▶ _Material provided_:
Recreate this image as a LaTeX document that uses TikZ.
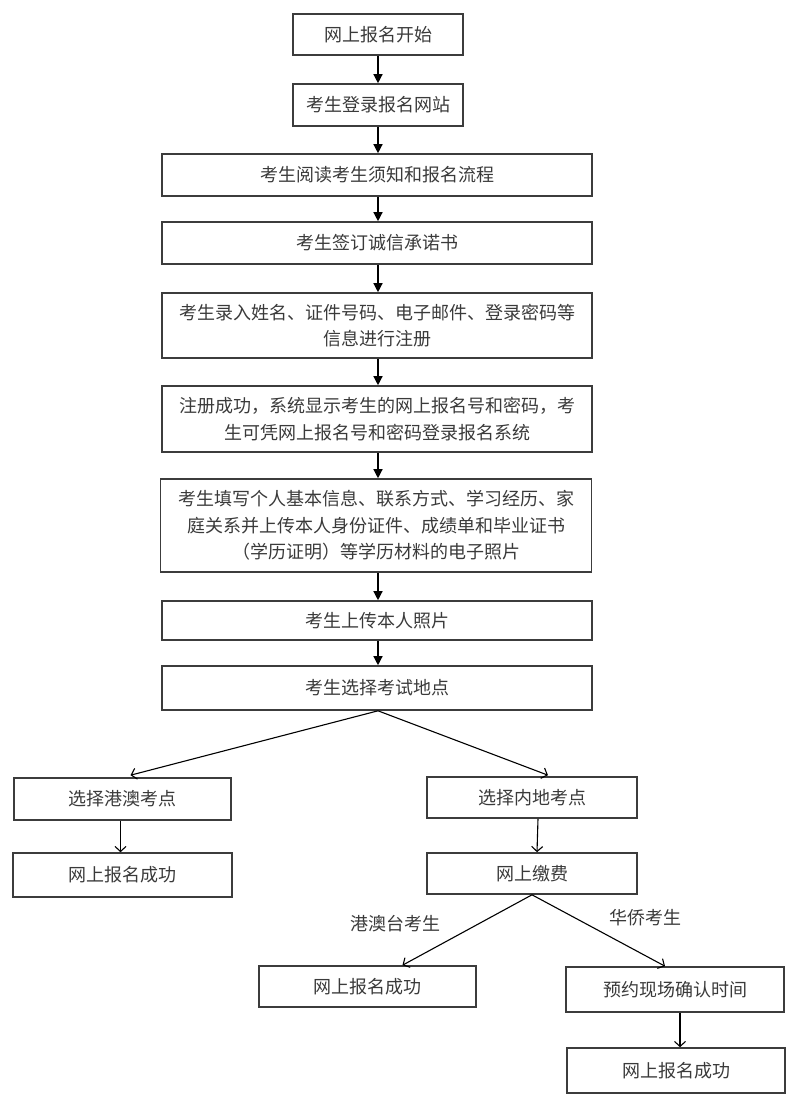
\documentclass[tikz,border=0pt]{standalone}
\usepackage{fontspec}
\setmainfont{Noto Sans CJK SC}
\usepackage{xcolor}
\usetikzlibrary{
    arrows.meta,
    positioning
}
\definecolor{boxgray}{HTML}{3C3C3C}
\definecolor{txtgray}{HTML}{3A3A3A}
\tikzset{
    box/.style={draw=boxgray, line width=1.6pt, align=center, text=txtgray,
        inner sep=0pt, font=\fontsize{18pt}{26.5pt}\selectfont},
    tag/.style={text=txtgray, inner sep=0pt, font=\fontsize{18pt}{22pt}\selectfont},
    solid tip/.style={-{Triangle[length=9pt,width=9pt]}},
    open tip/.style={-{Straight Barb[length=5pt,width=11pt]}}
}

\begin{document}
\begin{tikzpicture}[x=1pt, y=-1pt]
    \useasboundingbox (0, 0) rectangle (800, 1105);

    \node[box, minimum width=170, minimum height=41] (s1) at (378, 34.5) {网上报名开始};
    \node[box, minimum width=170, minimum height=42] (s2) at (378, 105) {考生登录报名网站};
    \node[box, minimum width=430, minimum height=42] (s3) at (377, 175) {考生阅读考生须知和报名流程};
    \node[box, minimum width=430, minimum height=42] (s4) at (377, 243) {考生签订诚信承诺书};
    \node[box, minimum width=430, minimum height=65] (s5) at (377, 325.5) {考生录入姓名、证件号码、电子邮件、登录密码等\\信息进行注册};
    \node[box, minimum width=430, minimum height=66] (s6) at (377, 419) {注册成功，系统显示考生的网上报名号和密码，考\\生可凭网上报名号和密码登录报名系统};
    \node[box, minimum width=431, minimum height=93] (s7) at (376, 525.5) {考生填写个人基本信息、联系方式、学习经历、家\\庭关系并上传本人身份证件、成绩单和毕业证书\\（学历证明）等学历材料的电子照片};
    \node[box, minimum width=430, minimum height=39] (s8) at (377, 620.5) {考生上传本人照片};
    \node[box, minimum width=430, minimum height=44] (s9) at (377, 688) {考生选择考试地点};

    \node[box, minimum width=217, minimum height=42] (hk) at (122.5, 799) {选择港澳考点};
    \node[box, minimum width=219, minimum height=44] (hkok) at (122.5, 875) {网上报名成功};
    \node[box, minimum width=210, minimum height=41] (ml) at (532, 797.5) {选择内地考点};
    \node[box, minimum width=210, minimum height=41] (pay) at (532, 873.5) {网上缴费};
    \node[box, minimum width=217, minimum height=41] (gatok) at (367.5, 986.5) {网上报名成功};
    \node[box, minimum width=218, minimum height=45] (book) at (675, 989.5) {预约现场确认时间};
    \node[box, minimum width=218, minimum height=45] (hqok) at (676, 1070.5) {网上报名成功};

    \node[tag] (gat) at (395, 924) {港澳台考生};
    \node[tag] (hq) at (645, 918) {华侨考生};

    \draw[line width=1.3pt]
    (s1) edge[solid tip] (s2)
    (s2.south -| s1) edge[solid tip] (s3.north -| s1)
    (s3.south -| s1) edge[solid tip] (s4.north -| s1)
    (s4.south -| s1) edge[solid tip] (s5.north -| s1)
    (s5.south -| s1) edge[solid tip] (s6.north -| s1)
    (s6.south -| s1) edge[solid tip] (s7.north -| s1)
    (s7.south -| s1) edge[solid tip] (s8.north -| s1)
    (s8.south -| s1) edge[solid tip] (s9.north -| s1);

    \draw[line width=1.1pt]
    (s9.south -| s1) edge[open tip] ([xshift=8pt, yshift=2pt]hk.north)
    (s9.south -| s1) edge[open tip] ([xshift=16pt, yshift=1pt]ml.north)
    ([xshift=-2pt]hk.south) edge[open tip] ([xshift=-2pt]hkok.north)
    ([xshift=6pt]ml.south) edge[open tip] ([xshift=5pt]pay.north)
    (pay.south) edge[open tip] ([xshift=35pt]gatok.north)
    (pay.south) edge[open tip] ([xshift=-10pt]book.north)
    ([xshift=5pt]book.south) edge[open tip] ([xshift=4pt]hqok.north);
\end{tikzpicture}
\end{document}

▶ _The task_:
Copy the listing word for word, excluding its pictures.

▶ _Full output_:
Recreate this image as a LaTeX document that uses TikZ.
\documentclass[tikz,border=0pt]{standalone}
\usepackage{fontspec}
\setmainfont{Noto Sans CJK SC}
\usepackage{xcolor}
\usetikzlibrary{
    arrows.meta,
    positioning
}
\definecolor{boxgray}{HTML}{3C3C3C}
\definecolor{txtgray}{HTML}{3A3A3A}
\tikzset{
    box/.style={draw=boxgray, line width=1.6pt, align=center, text=txtgray,
        inner sep=0pt, font=\fontsize{18pt}{26.5pt}\selectfont},
    tag/.style={text=txtgray, inner sep=0pt, font=\fontsize{18pt}{22pt}\selectfont},
    solid tip/.style={-{Triangle[length=9pt,width=9pt]}},
    open tip/.style={-{Straight Barb[length=5pt,width=11pt]}}
}

\begin{document}
\begin{tikzpicture}[x=1pt, y=-1pt]
    \useasboundingbox (0, 0) rectangle (800, 1105);

    \node[box, minimum width=170, minimum height=41] (s1) at (378, 34.5) {网上报名开始};
    \node[box, minimum width=170, minimum height=42] (s2) at (378, 105) {考生登录报名网站};
    \node[box, minimum width=430, minimum height=42] (s3) at (377, 175) {考生阅读考生须知和报名流程};
    \node[box, minimum width=430, minimum height=42] (s4) at (377, 243) {考生签订诚信承诺书};
    \node[box, minimum width=430, minimum height=65] (s5) at (377, 325.5) {考生录入姓名、证件号码、电子邮件、登录密码等\\信息进行注册};
    \node[box, minimum width=430, minimum height=66] (s6) at (377, 419) {注册成功，系统显示考生的网上报名号和密码，考\\生可凭网上报名号和密码登录报名系统};
    \node[box, minimum width=431, minimum height=93] (s7) at (376, 525.5) {考生填写个人基本信息、联系方式、学习经历、家\\庭关系并上传本人身份证件、成绩单和毕业证书\\（学历证明）等学历材料的电子照片};
    \node[box, minimum width=430, minimum height=39] (s8) at (377, 620.5) {考生上传本人照片};
    \node[box, minimum width=430, minimum height=44] (s9) at (377, 688) {考生选择考试地点};

    \node[box, minimum width=217, minimum height=42] (hk) at (122.5, 799) {选择港澳考点};
    \node[box, minimum width=219, minimum height=44] (hkok) at (122.5, 875) {网上报名成功};
    \node[box, minimum width=210, minimum height=41] (ml) at (532, 797.5) {选择内地考点};
    \node[box, minimum width=210, minimum height=41] (pay) at (532, 873.5) {网上缴费};
    \node[box, minimum width=217, minimum height=41] (gatok) at (367.5, 986.5) {网上报名成功};
    \node[box, minimum width=218, minimum height=45] (book) at (675, 989.5) {预约现场确认时间};
    \node[box, minimum width=218, minimum height=45] (hqok) at (676, 1070.5) {网上报名成功};

    \node[tag] (gat) at (395, 924) {港澳台考生};
    \node[tag] (hq) at (645, 918) {华侨考生};

    \draw[line width=1.3pt]
    (s1) edge[solid tip] (s2)
    (s2.south -| s1) edge[solid tip] (s3.north -| s1)
    (s3.south -| s1) edge[solid tip] (s4.north -| s1)
    (s4.south -| s1) edge[solid tip] (s5.north -| s1)
    (s5.south -| s1) edge[solid tip] (s6.north -| s1)
    (s6.south -| s1) edge[solid tip] (s7.north -| s1)
    (s7.south -| s1) edge[solid tip] (s8.north -| s1)
    (s8.south -| s1) edge[solid tip] (s9.north -| s1);

    \draw[line width=1.1pt]
    (s9.south -| s1) edge[open tip] ([xshift=8pt, yshift=2pt]hk.north)
    (s9.south -| s1) edge[open tip] ([xshift=16pt, yshift=1pt]ml.north)
    ([xshift=-2pt]hk.south) edge[open tip] ([xshift=-2pt]hkok.north)
    ([xshift=6pt]ml.south) edge[open tip] ([xshift=5pt]pay.north)
    (pay.south) edge[open tip] ([xshift=35pt]gatok.north)
    (pay.south) edge[open tip] ([xshift=-10pt]book.north)
    ([xshift=5pt]book.south) edge[open tip] ([xshift=4pt]hqok.north);
\end{tikzpicture}
\end{document}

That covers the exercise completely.